I support protests by March North residents against housing plan outlined in Fenland core strategy
PUBLISHED: 15:03 14 February 2013 | UPDATED: 15:03 14 February 2013
OVER the past 25 years March has expanded its residential areas with little improvement to amenities.
With the exception of the bypass built in the mid-70s and the arrival of Sainsbury’s in the mid-90s, nothing has changed to support the increase in population.
Progressively the town has become more congested. The surface drainage system has become overloaded at times of heavy rainfall, it has become more difficult to get to see a doctor or dentist and our schools are already at capacity.
On a positive note the redevelopment of Neale-Wade College is a major improvement for the town.
Lessons should be learned from the failures of the past, but Fenland’s core strategy proposes 11,000 new homes between 2011 and 2031 with 4,200 of these new homes earmarked for March.
Without a detailed strategy to deal with infrastructure, development on this scale should not take place. To do so will see more traffic chaos in our town, overcrowded schools, longer waiting times at doctor or dentist surgeries.
It is fair to say that the provision of infrastructure does feature in the core strategy and it is viewed as being a major part of the document, but as there is no foreseeable funding it is being suggested that any improvements to infrastructure will have to be funded by developers, which suggest only limited improvements can be achieved.
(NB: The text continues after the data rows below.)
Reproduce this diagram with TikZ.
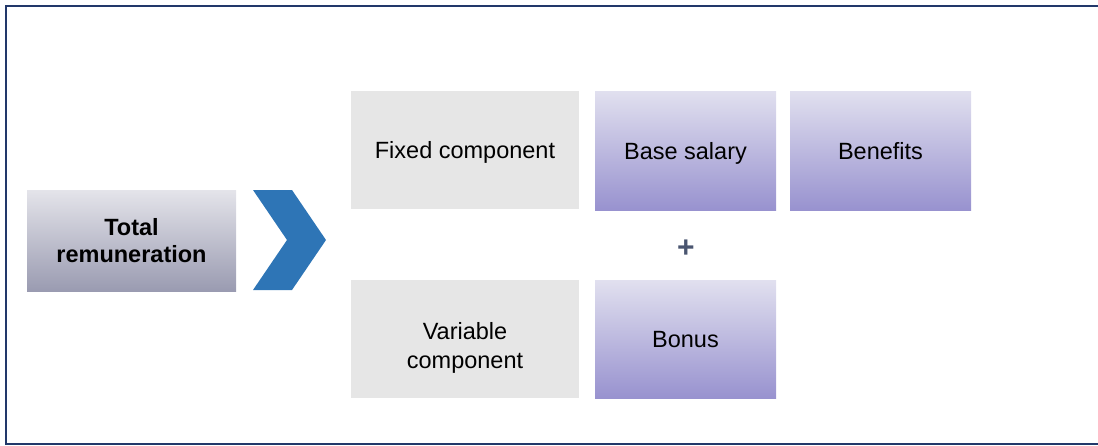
\documentclass[tikz,border=0pt]{standalone}
\usepackage{fontspec}
\setmainfont{Liberation Sans}
\definecolor{framecol}{HTML}{22386A}
\definecolor{chevroncol}{HTML}{2E75B6}
\definecolor{greybox}{HTML}{E6E6E6}
\definecolor{plusgrey}{HTML}{4A5570}
\definecolor{totaltop}{HTML}{E4E4EA}
\definecolor{totalbottom}{HTML}{9A9BB1}
\definecolor{itemtop}{HTML}{E1E0EF}
\definecolor{itembottom}{HTML}{9892CF}
\begin{document}
\begin{tikzpicture}[x=1pt,y=-1pt,
    every node/.style={font=\fontsize{23.5}{27.5}\selectfont,align=center,inner sep=0pt},
    oneline/.style={text height=17pt,text depth=0pt},
    totalbox/.style={top color=totaltop,bottom color=totalbottom,
        minimum width=209pt,minimum height=101pt,font=\fontsize{23.5}{27.5}\selectfont\bfseries},
    partbox/.style={fill=greybox,minimum width=228pt,minimum height=118pt},
    itembox/.style={top color=itemtop,bottom color=itembottom,
        minimum width=181pt,minimum height=119pt,oneline}]
    \useasboundingbox (0,0) rectangle (1098,445);
    % outer frame, open on the right
    \draw[framecol,line width=1.5pt] (1100,6) -- (6,6) -- (6,444) -- (1100,444);
    \node[totalbox] (total) at (131.5,240.5) {Total\\remuneration};
    % chevron
    \fill[chevroncol] (253,190) -- (292,190) -- (326,240) -- (292,290) -- (253,290) -- (287,240) -- cycle;
    \node[partbox,oneline] (fixed) at (465,150) {Fixed component};
    \node[partbox,label={[yshift=-9pt,font=\fontsize{23.5}{28.5}\selectfont]center:{Variable\\component}}]
        (variable) at (465,339) {};
    \node[itembox] (salary) at (685.5,150.5) {Base salary};
    \node[itembox] (benefits) at (880.5,150.5) {Benefits};
    \node[itembox,minimum height=118pt] (bonus) at (685.5,339) {Bonus};
    \node[text=plusgrey,font=\fontsize{30}{30}\selectfont\bfseries] (plus) at (686,249) {+};
\end{tikzpicture}
\end{document}
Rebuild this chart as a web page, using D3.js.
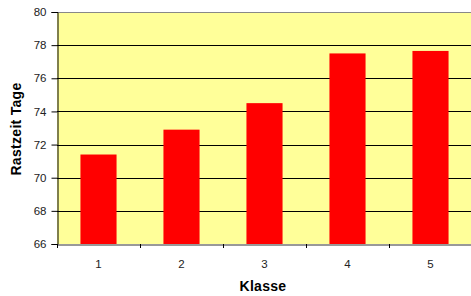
<!DOCTYPE html>
<html>
<head>
<meta charset="utf-8">
<script src="https://cdn.jsdelivr.net/npm/d3@7"></script>
<style>
  body { margin: 0; background: #fff; }
  svg { display: block; font-family: "Liberation Sans", Arial, sans-serif; }
</style>
</head>
<body>
<script>
//------------ DATA ----------------------
const classes = ["1", "2", "3", "4", "5"];
const restDays = [71.4, 72.9, 74.5, 77.5, 77.65];
const yTicks = [66, 68, 70, 72, 74, 76, 78, 80];

//------------ SIZES ----------------------
const width = 471, height = 296;
const margin = {left: 57, top: 12, right: -1, bottom: 52};

const svg = d3.select("body").append("svg")
    .attr("width", width)
    .attr("height", height);

const x = d3.scaleBand()
    .domain(classes)
    .range([margin.left, width - margin.right])
    .paddingInner(0.565)
    .paddingOuter(0.2825);

const xTicks = d3.scaleBand().domain(classes).range([margin.left, width - margin.right]);

const y = d3.scaleLinear()
    .domain([66, 80])
    .range([height - margin.bottom, margin.top]);

// plot background
svg.append("rect")
    .attr("x", margin.left).attr("y", y(80))
    .attr("width", width - margin.right - margin.left)
    .attr("height", y(66) - y(80))
    .attr("fill", "#ffff99");

// gridlines
svg.append("g").selectAll("line")
    .data(yTicks.slice(1))
    .join("line")
    .attr("x1", margin.left).attr("x2", width)
    .attr("y1", d => Math.round(y(d)) + 0.5).attr("y2", d => Math.round(y(d)) + 0.5)
    .attr("stroke", d => d === 80 ? "#888" : "#000");

// bars
svg.append("g").selectAll("rect")
    .data(restDays)
    .join("rect")
    .attr("x", (d, i) => x(classes[i]))
    .attr("width", x.bandwidth())
    .attr("y", d => y(d))
    .attr("height", d => y(66) - y(d))
    .attr("fill", "#ff0000");

// y axis
const yAxis = svg.append("g")
    .attr("transform", `translate(${margin.left + 0.5},0)`)
    .call(d3.axisLeft(y).tickValues(yTicks).tickSize(6).tickPadding(5));
yAxis.select(".domain").attr("stroke", "#000");
yAxis.selectAll("text").attr("font-size", 11.5).attr("fill", "#222");

// x axis
const xAxis = svg.append("g")
    .attr("transform", `translate(0,${Math.round(y(66)) + 0.5})`)
    .call(d3.axisBottom(xTicks).tickSize(0).tickPadding(15));
xAxis.select(".domain").attr("stroke", "#333");
xAxis.selectAll("text").attr("font-size", 11.5).attr("fill", "#222");
svg.append("g").selectAll("line")
    .data(classes)
    .join("line")
    .attr("x1", d => Math.round(xTicks(d)) + 0.5).attr("x2", d => Math.round(xTicks(d)) + 0.5)
    .attr("y1", y(66)).attr("y2", y(66) + 4)
    .attr("stroke", "#000");

// axis titles
svg.append("text")
    .attr("x", 263)
    .attr("y", 291)
    .attr("text-anchor", "middle")
    .attr("font-size", 14).attr("font-weight", "bold")
    .attr("letter-spacing", 0.3)
    .text("Klasse");

svg.append("text")
    .attr("transform", `translate(21,${(y(66) + y(80)) / 2 + 1}) rotate(-90)`)
    .attr("text-anchor", "middle")
    .attr("font-size", 14).attr("font-weight", "bold")
    .attr("letter-spacing", 0.3)
    .text("Rastzeit Tage");
</script>
</body>
</html>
Residents of March North have been very vocal in their opposition to these proposals. Of the 4,200 new homes for March, 450 will be built in the North Ward.
To develop this area to the degree being proposed will have a major impact on current infrastructure. To negotiate the level crossing at Station Road will become more of a problem than it already is, there is no other natural access to the town or route to travel out of town, schools have limited places now and will come under more pressure.
A major review of what will be required for the future to support the levels of proposed development is required. It should not be left to individual planning applications and an assessment being made at that time about what is required in supporting infrastructure and then looking to developers to fund these improvements.
I support the residents of March North in their opposition to these proposals and will do so until such time as these proposals are changed - and we have a meaningful strategy for improved infrastructure.